Syria Crisis: Hillary Clinton Says Violence Must End Ahead Of U.N. Vote
By Louis Charbonneau
UNITED NATIONS, Jan 30 (Reuters) - The United States and other Western countries called on the U.N. Security Council on Monday to end its "neglect" of the violence raging in Syria and rapidly endorse an Arab League plan for a political transition there.
Western officials were speaking a day before the 15-nation council holds a key meeting to consider the Arab plan, but faced reluctance from Damascus's ally Russia, a veto-holder in the council that has demanded changes in a proposed resolution.
Arab League Secretary-General Nabil Elaraby and Qatar's prime minister are due to plead with the council to back the plan for Syrian President Bashar al-Assad to transfer powers to his deputy to prepare for free elections.
Western countries are deploying their big guns to try to overcome Russian objections, with U.S. Secretary of State Hillary Clinton, British Foreign Secretary William Hague and French Foreign Minister Alain Juppe due to attend the session.
"We have seen the consequences of neglect and inaction by this council over the course of the last 10 months, not because the majority of the council isn't eager to act - it has been," Washington's U.N. Ambassador Susan Rice told reporters.
"But there have been a couple of very powerful members who have not been willing to see that action take place," she said. "That may yet still be the case."
Rice was referring to Russia and China, which vetoed a European-drafted Security Council resolution in October that would have condemned Syria for its bloody crackdown on anti-government protests and threatened it with possible sanctions.
Clinton urged the council to adopt a European-Arab draft resolution endorsing the Arab plan aimed at ending the 10-month crisis.
"The Security Council must act and make clear to the Syrian regime that the world community views its actions as a threat to peace and security," she said in a statement. "The violence must end, so that a new period of democratic transition can begin."
In Paris, a French diplomatic source said that what Juppe wanted "is that this visit at least speeds up negotiations."
Russian U.N. Ambassador Vitaly Churkin said last week that he was willing to engage on the European-Arab draft, which Morocco submitted to the council.

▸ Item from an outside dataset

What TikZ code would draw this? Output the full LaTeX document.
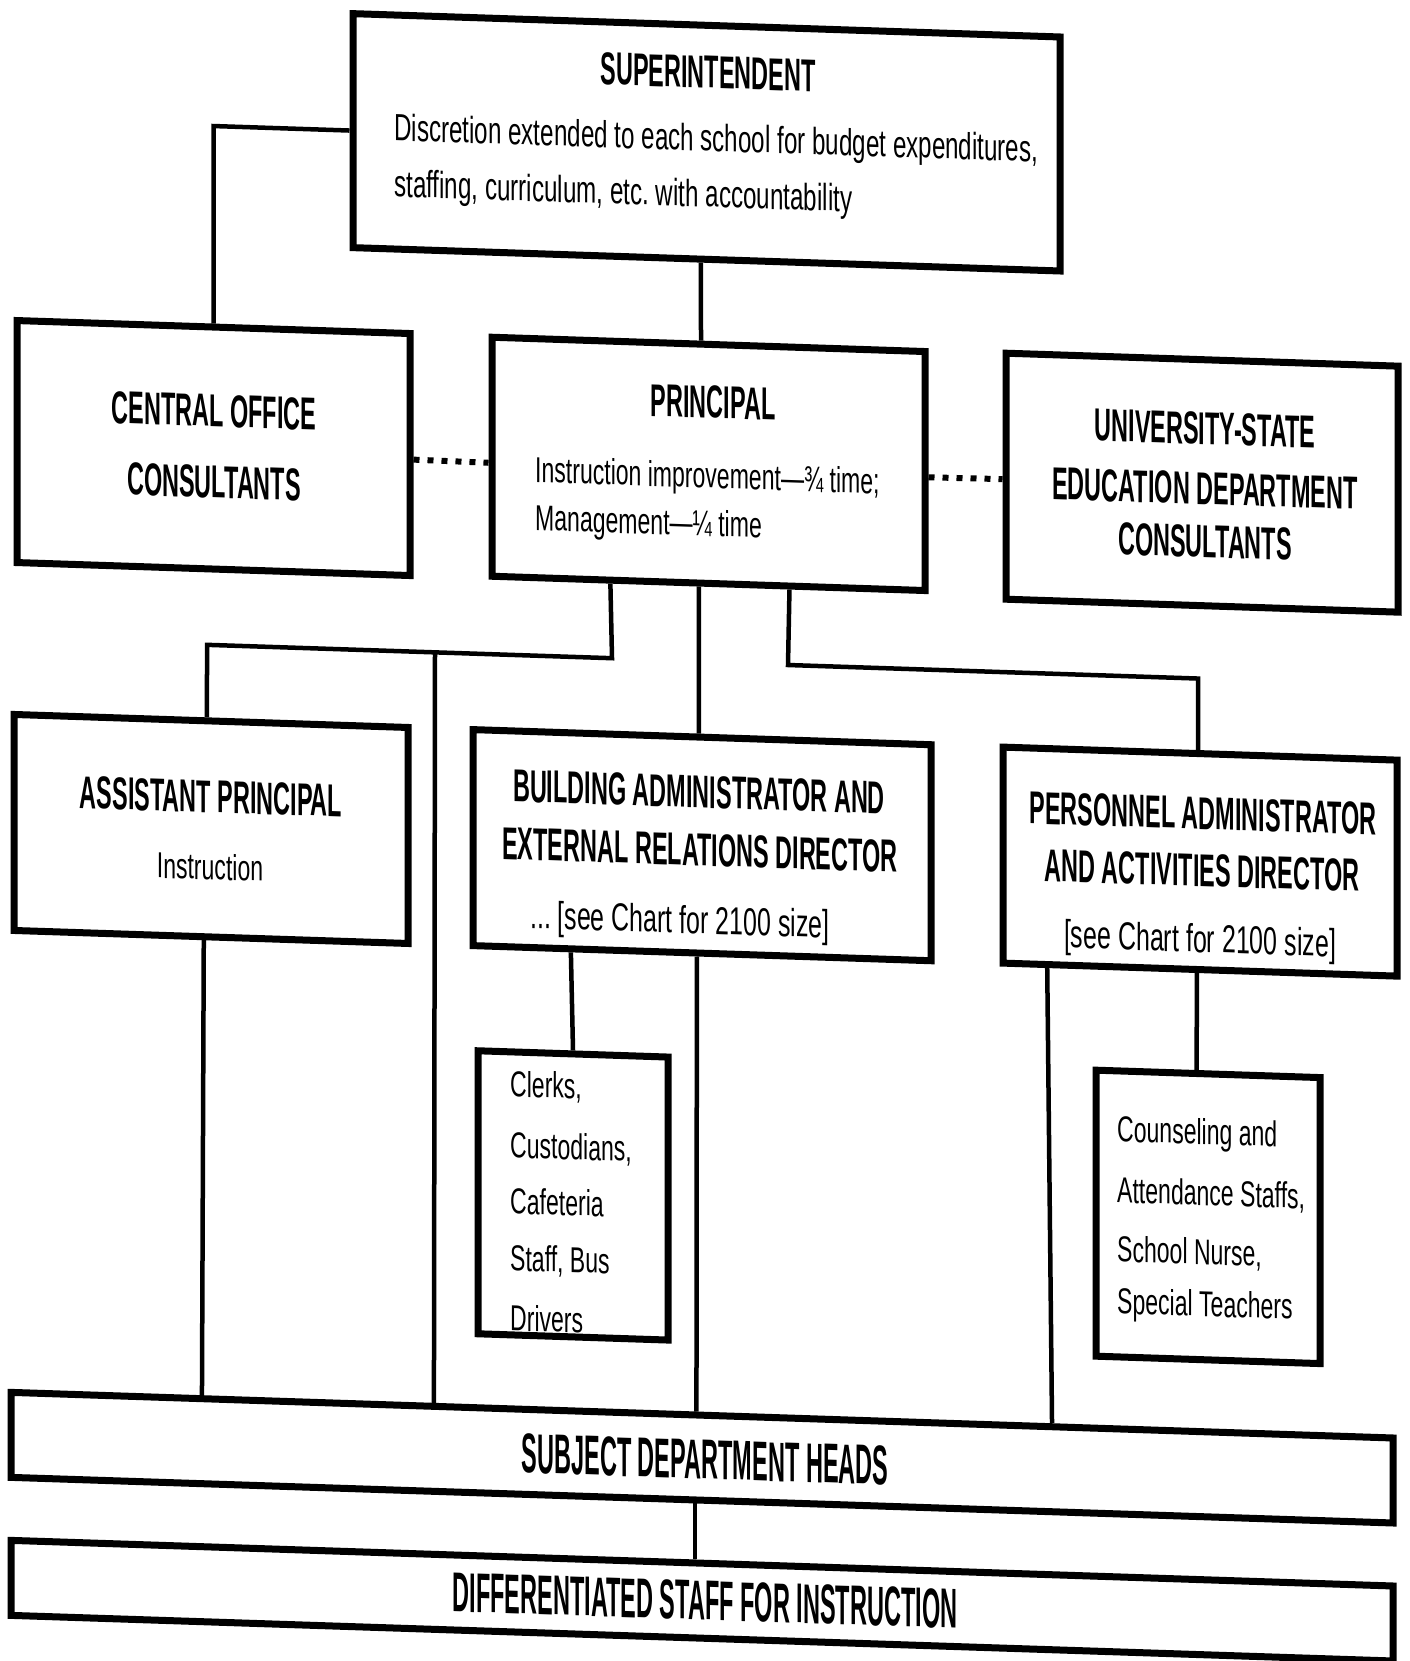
\documentclass[tikz,border=0pt]{standalone}
\usepackage{fontspec}
\setmainfont{Liberation Sans}
\newfontfamily\headfont{Liberation Sans}[FakeStretch=0.51]
\newfontfamily\barfont{Liberation Sans}[FakeStretch=0.42]
\newfontfamily\bodyfont{Liberation Sans}[FakeStretch=0.64]
\usetikzlibrary{calc}

\tikzset{
  box/.style={draw, rectangle, line width=7pt, inner sep=0pt},
  link/.style={line width=4.5pt, line join=miter},
  dotlink/.style={line width=6pt, dash pattern=on 6pt off 8pt},
  head/.style={font=\headfont\bfseries\fontsize{46}{55}\selectfont, inner sep=0pt, anchor=mid},
  barhead/.style={font=\barfont\bfseries\fontsize{56}{66}\selectfont, inner sep=0pt, anchor=mid},
  body/.style={font=\bodyfont\fontsize{36}{44}\selectfont, inner sep=0pt, anchor=mid},
  bodyl/.style={body, anchor=mid west},
  bigbodyl/.style={bodyl, font=\bodyfont\fontsize{37.8}{46}\selectfont},
  note/.style={body, font=\bodyfont\fontsize{39}{46}\selectfont},
}

\begin{document}
\begin{tikzpicture}[x=1pt, y=-1pt]
\useasboundingbox (0,0) rectangle (1409,1661);
\fill[white] (0,0) rectangle (1409,1661);

\begin{scope}[yslant=-0.033, transform shape]
  % boxes
  \node[box, minimum width=707pt, minimum height=234pt] (sup) at (706.5,119) {};
  \node[box, minimum width=393pt, minimum height=242pt] (co) at (213.5,441) {};
  \node[box, minimum width=433pt, minimum height=239pt] (pri) at (708.5,440.5) {};
  \node[box, minimum width=392pt, minimum height=246pt] (uni) at (1202,443) {};
  \node[box, minimum width=394pt, minimum height=216pt] (ap) at (211,822) {};
  \node[box, minimum width=458pt, minimum height=216pt] (ba) at (702,822) {};
  \node[box, minimum width=394pt, minimum height=216pt] (pa) at (1200,822) {};
  \node[box, minimum width=190pt, minimum height=283pt] (clk) at (573,1176.5) {};
  \node[box, minimum width=224pt, minimum height=286pt] (cou) at (1208,1177) {};
  \node[box, minimum width=1382pt, minimum height=85pt] (sdh) at (702,1434.5) {};
  \node[box, minimum width=1382pt, minimum height=75pt] (dsi) at (702,1577.5) {};

  % texts
  \node[head] (supT) at (708,62) {SUPERINTENDENT};
  \node[bigbodyl] (supA) at (394,125) {Discretion extended to each school for budget expenditures,};
  \node[bigbodyl] (supB) at (394,181) {staffing, curriculum, etc.\ with accountability};

  \node[head] (coA) at (214,417) {CENTRAL OFFICE};
  \node[head] (coB) at (214,488) {CONSULTANTS};

  \node[head] (priT) at (713,392) {PRINCIPAL};
  \node[bodyl] (priA) at (535,462) {Instruction improvement—¾ time;};
  \node[bodyl] (priB) at (535,510) {Management—¼ time};

  \node[head] (uniA) at (1205,402) {UNIVERSITY-STATE};
  \node[head] (uniB) at (1205,462) {EDUCATION DEPARTMENT};
  \node[head] (uniC) at (1205,515) {CONSULTANTS};

  \node[head] (apT) at (211,803) {ASSISTANT PRINCIPAL};
  \node[body] (apA) at (210,870) {Instruction};

  \node[head] (baA) at (699,782) {BUILDING ADMINISTRATOR AND};
  \node[head] (baB) at (700,840) {EXTERNAL RELATIONS DIRECTOR};
  \node[note] (baC) at (680,908) {...\,[see Chart for 2100 size]};

  \node[head] (paA) at (1203,787) {PERSONNEL ADMINISTRATOR};
  \node[head] (paB) at (1202,844) {AND ACTIVITIES DIRECTOR};
  \node[note] (paC) at (1200,910) {[see Chart for 2100 size]};

  \node[bodyl] (clkA) at (510,1077) {Clerks,};
  \node[bodyl] (clkB) at (510,1138) {Custodians,};
  \node[bodyl] (clkC) at (510,1194) {Cafeteria};
  \node[bodyl] (clkD) at (510,1251) {Staff, Bus};
  \node[bodyl] (clkE) at (510,1311) {Drivers};

  \node[bodyl] (couA) at (1117,1102) {Counseling and};
  \node[bodyl] (couB) at (1117,1163) {Attendance Staffs,};
  \node[bodyl] (couC) at (1117,1222) {School Nurse,};
  \node[bodyl] (couD) at (1117,1274) {Special Teachers};

  \node[barhead] (sdhT) at (705,1453) {SUBJECT DEPARTMENT HEADS};
  \node[barhead] (dsiT) at (705,1594) {DIFFERENTIATED STAFF FOR INSTRUCTION};

  % bend points of the connectors
  \coordinate (k1) at (213.5,119);
  \coordinate (j1) at (612,638);
  \coordinate (j2) at (207,638);
  \coordinate (j3) at (435,638);
  \coordinate (j4) at (788,639);
  \coordinate (j5) at (1198,639);

  % superintendent links
  \draw[link] (sup.west) -- (k1) -- (co.north);
  \draw[link] ($(sup.south west)!0.492!(sup.south east)$) -- ($(pri.north west)!0.483!(pri.north east)$);

  % consultants (dotted)
  \draw[dotlink] ($(co.north east)!0.52!(co.south east)$) -- ($(pri.north west)!0.525!(pri.south west)$);
  \draw[dotlink] ($(pri.north east)!0.525!(pri.south east)$) -- ($(uni.north west)!0.512!(uni.south west)$);

  % principal to the second row
  \draw[link] ($(pri.south west)!0.277!(pri.south east)$) -- (j1) -- (j2) -- ($(ap.north west)!0.49!(ap.north east)$);
  \draw[link] (j3) -- ($(sdh.north west)!0.307!(sdh.north east)$);
  \draw[link] ($(pri.south west)!0.478!(pri.south east)$) -- ($(ba.north west)!0.493!(ba.north east)$);
  \draw[link] ($(pri.south west)!0.684!(pri.south east)$) -- (j4) -- (j5) -- ($(pa.north west)!0.495!(pa.north east)$);

  % second row downwards
  \draw[link] ($(ap.south west)!0.482!(ap.south east)$) -- ($(sdh.north west)!0.140!(sdh.north east)$);
  \draw[link] ($(ba.south west)!0.218!(ba.south east)$) -- (clk.north);
  \draw[link] ($(ba.south west)!0.489!(ba.south east)$) -- ($(sdh.north west)!0.496!(sdh.north east)$);
  \draw[link] ($(pa.south west)!0.119!(pa.south east)$) -- ($(sdh.north west)!0.752!(sdh.north east)$);
  \draw[link] ($(pa.south west)!0.492!(pa.south east)$) -- ($(cou.north west)!0.451!(cou.north east)$);

  % department heads to staff
  \draw[link] ($(sdh.south west)!0.495!(sdh.south east)$) -- ($(dsi.north west)!0.495!(dsi.north east)$);
\end{scope}
\end{tikzpicture}
\end{document}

But while he did not explicitly threaten to use his veto, he said the text was unacceptable in its current form.
Diplomats said Elaraby would be meeting with Churkin behind closed doors in New York to explain to him that vetoing the draft resolution would be tantamount to vetoing the Arab world.
A vote on the draft resolution is unlikely before Thursday or Friday, Western diplomats said on condition of anonymity.
Russia sought on Monday to avert a swift council vote, saying it wanted to study recommendations from Arab observers in Syria before discussing the league's plan. Russia also said Damascus had agreed to take part in talks in Moscow, but a senior figure in the Syrian opposition said it would not attend.
In New York, Rice said it was "vitally important that the Security Council support and embrace the Arab League plan in toto ... We don't see a great deal of reason for an extended negotiation."
She said the resolution was "quite straightforward" and contained no reference to the use or threat of force. Russia has said NATO countries distorted the sense of a March 2011 council resolution on Libya to help rebels overthrow the government of Muammar Gaddafi.
While few expect Russia to support the resolution, Western officials said they were hopeful Moscow might be persuaded to abstain, allowing it to pass. The question remained what changes would need to be made to the text to secure that outcome.
It was widely expected that Russia would insist at least that language in the draft explicitly calling on Assad to transfer power to his deputy be dropped, as well as criticism of arms sales to Syria that is clearly aimed at Moscow. (Writing by Louis Charbonneau and Patrick Worsnip; editing by Mohammad Zargham)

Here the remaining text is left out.